5.1 Workflow/job states¶

node_decommissions.status should use the same job-state model as onboarding: - pending - running - completed - failed_retryable - failed_manual_intervention - cancelled - compensating - reconciled

5.2 Typical decommission stages¶

This is the superset stage catalog across soft_reset, reimage, full_decommission, and storage_cleanup.
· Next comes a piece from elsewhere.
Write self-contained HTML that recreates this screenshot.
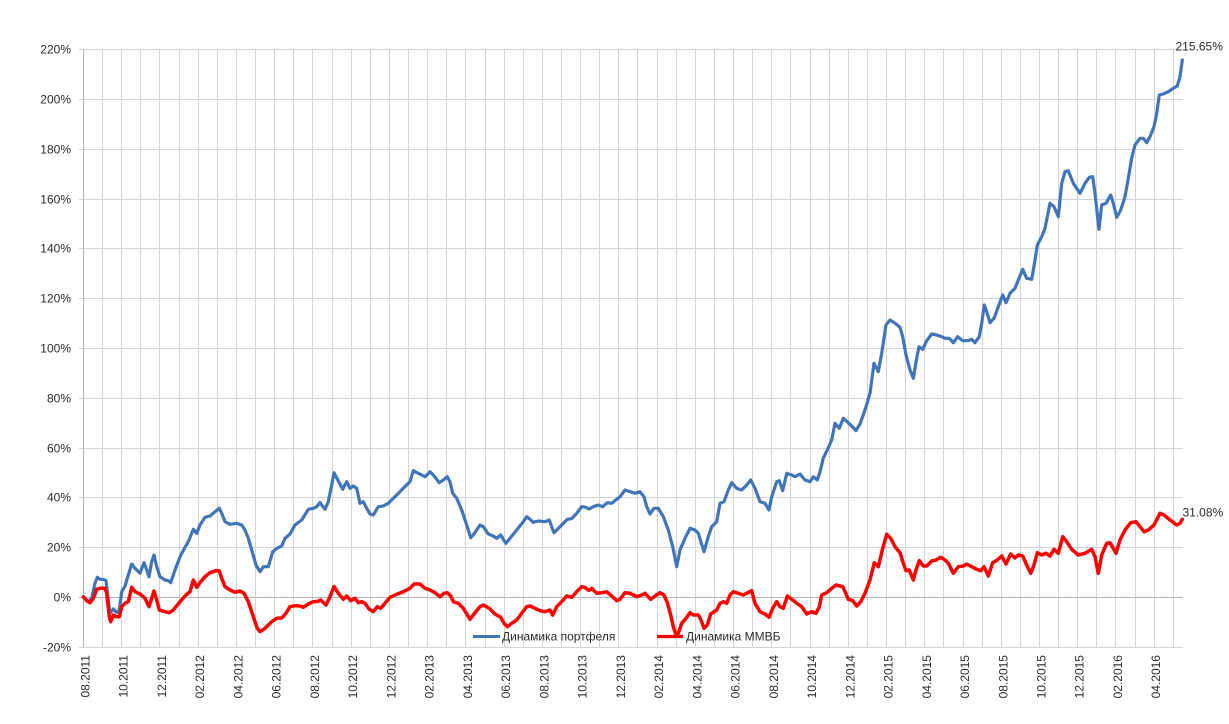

Not every mode uses every stage.

Stage
`disable_node`
`force_release_allocations`
`drain_node`
`cleanup_storage`
`scrub_gpu`
`validate_clean_node`
`load_site_config`
`release_maas_node`
`power_off_maas_node`
`retire_gpuaas_node`
`remove_gpuaas_node_record`
`cleanup_secrets`
`remove_maas_record`

5.3 Mapping: node state vs decommission state¶

Node state	Decommission workflow state	Meaning
`active` / `offline` / `quarantined` / `draining` / `retired`	`running`	pre-remove cleanup or reimage in progress
`removing`	`running`	uninstall/remove path in progress
`retired`	`failed_retryable`	remove/uninstall failed but identity preserved
`retired` / `quarantined`	`failed_manual_intervention`	decommission blocked pending operator action
`deleted`	`completed`	full remove succeeded

6. MAAS State Mapping¶

6.1 Relevant MAAS states¶

MAAS state	Interpretation
`New`	discovered but not accepted/commissioned
`Commissioning`	MAAS is commissioning the machine
`Ready`	editable, not deployed
`Allocated`	MAAS allocated but not yet fully deployed
`Deploying`	OS deployment in progress
`Deployed`	OS deployed
`Failed` / `Broken` / `Failed deployment`	upstream failure state
absent	machine missing/deleted in MAAS

6.2 Expected MAAS state by GPUasService lifecycle¶

GPUasService node state	Expected MAAS state
`bootstrap_issued`	none required
`enrolling`	`New`, `Commissioning`, `Ready`, `Allocated`, `Deploying`, or `Deployed` depending on stage
`active`	`Deployed`
`offline`	usually `Deployed`
`quarantined`	often `Ready`, `Failed`, `Broken`, `Deployed`, or absent
`draining`	usually `Deployed` or `Ready`; decommission workflow owns the transition to `retired`
`retired`	`Deployed`, `Ready`, or powered off depending on mode
`removing`	`Ready`, powered off, or absent
`deleted`	absent or retained in MAAS by policy

7. Manual Intervention Triggers¶

These should usually move workflow state to failed_manual_intervention: - conflicting discovery candidates - BOSS disk not found - PXE interface not fixable automatically - machine deleted from MAAS during workflow - repeated datasource/cloud-init failure after bounded retry - repeated hardware-sync or SSH seed failure - workflow state and observed MAAS/node state disagree in a way automation cannot safely adopt

8. Operator Actions¶

These actions operate on workflow/job state, not directly on coarse node state:

Action	Effect
`retry_stage`	rerun current failed stage
`resume`	continue from last safe stage
`rerun`	re-enter workflow from top with status-aware adoption
`restart_clean`	explicitly compensate/reset then start again
`cancel`	stop workflow and compensate where possible
`adopt_observed_state`	accept externally advanced state and continue/finish
`mark_manual_intervention_required`	freeze workflow until human resolution

For node inventory lifecycle, resume must be available whenever the node is in an in-progress coarse state whose owning task may have been lost or stalled: - draining -> resume/reissue/requeue node.drain - removing -> resume/reissue/requeue node.uninstall

These operator actions are idempotent: - if a fresh queued task already exists, the action returns success without duplication - if a live dispatched task still holds the lease, the action returns success without duplication - if the task expired or the dispatch lease is stale, the action requeues or recreates the lifecycle task

9. Recommended UI/Operator Presentation¶

9.1 Inventory view¶

Show coarse node state only: - active - offline - quarantined - retired - removing

9.2 Lifecycle detail view¶

Show: - workflow state - current stage - attempt count - failure class - last observed MAAS state - recommended next action

This prevents inventory screens from becoming overloaded with workflow microstates.

10. Rules¶

nodes.status must remain coarse and stable.
Workflow stages and retryability belong in onboarding/decommission read models.
MAAS state is observed upstream truth, not GPUasService-owned state.
Reconciliation may change workflow/job state without directly inventing new node lifecycle states.
Any new MAAS-specific lifecycle transition should be added here before implementation if it changes operator-facing behavior.